When Free Expression Isn’t Free: Pope Francis and the Western Tradition

VATICAN-POPE-AUDIENCE

There he goes again. Pope Francis is confusing the point.

He condemned religious violence in response to the attack in Paris. Westerners tend to applaud the condemnation of religious violence. All well and good.

But the New York Daily News believes that Francis made “a rare rhetorical misstep.”

But then the Pope confused the point by saying, “You cannot provoke. You cannot insult the faith of others. You cannot make fun of the faith of others.”

While the sentiment is understandable coming from a man of the cloth, it conflicts with Western traditions of free expression, while enabling repressive religious zealots around the world to claim the Pope is in their corner.

The New York Daily News holds to the an Enlightenment version of free expression. In the tradition of Voltaire, freedom is a libertarian freedom to say whatever one wants to say. Humans shouldn’t be bound by tradition or cultural constraints. Every person needs the freedom to follow wherever human reason leads.

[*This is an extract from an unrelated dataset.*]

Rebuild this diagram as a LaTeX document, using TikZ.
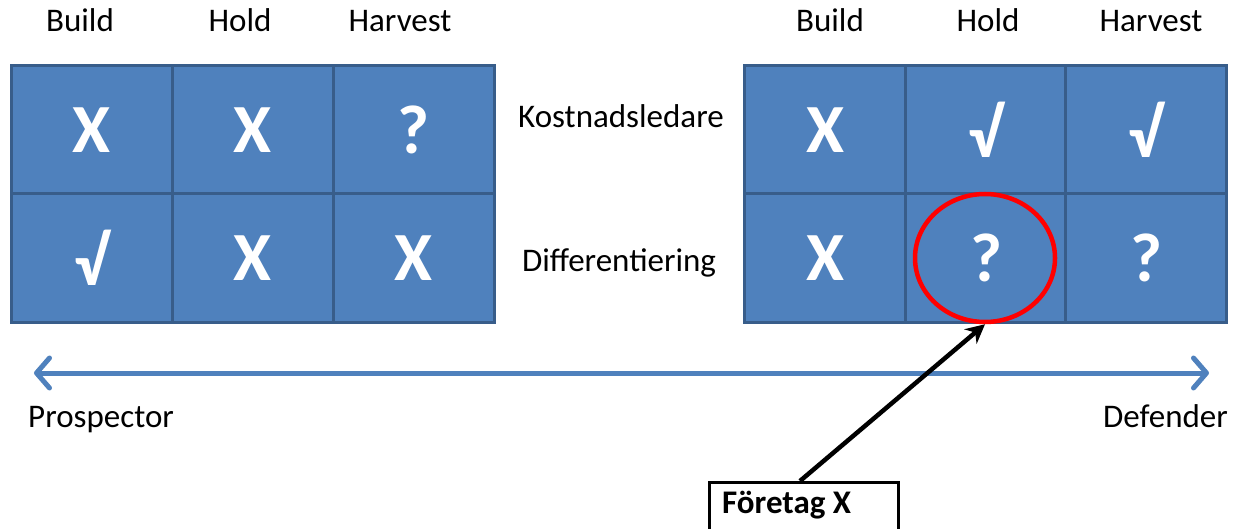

It seems that some people don’t understand that there are other ways of thinking about freedom. How could Catholicism and Western traditions disagree about free expression?

Francis seems to operate with an older idea of freedom that predates the Enlightenment.

In the Christian tradition, true freedom means that one is free to do good. If people use their freedom for evil, then they aren’t free at all. They are slaves to sin.

Freedom only comes through Christ, but it’s a paradoxical freedom. Those who are free in Christ, often describe themselves as “slaves of Christ,” as Peter, Paul, and James did. Speaking of James, what does he admonish his reader to do? Control the tongue.

The New York Daily News is right. Free expression is a tradition of Western civilization, but Western civilization has some older traditions as well, some of which reigned for 1,500 years. We shouldn’t be surprised if the Roman Pontiff sounds a little more like Dante and a little less like Voltaire every now and then.

Is it really surprising that a Pope would ask people to control their tongues?

6 responses

  1. The second sentence could be rewritten to say, “He condemned religious violence in response to {religious violence.} Can’t argue with that. As Christians, we’re not called to provoke, insult or poke fun, (no love in that – that’s what the world does) but to respectful, intelligent dialog. If we feel entitled to marginalize others for their choices, we are no champion of freedom and forget our own blindness. Control the tongue, yes, but ‘out of the abundance of the heart, his mouth speaks;’ we need a change of heart. That can only come from less of us and more of Him.

  2. Freedom of expression is incontestable. It needs no defense or explanation & those who would obstruct the freedom may be called any number of names, none of which improves on the fact that self-expression is a sacred right. But this sacred right is also nuanced. It is a right to be exercised with conscience. For every expression, there is an impression. In the case of Charlie Hebdo, I get the impression of an organization that is intolerant, crude, hateful: as backward as the backwardness it attempts to mock.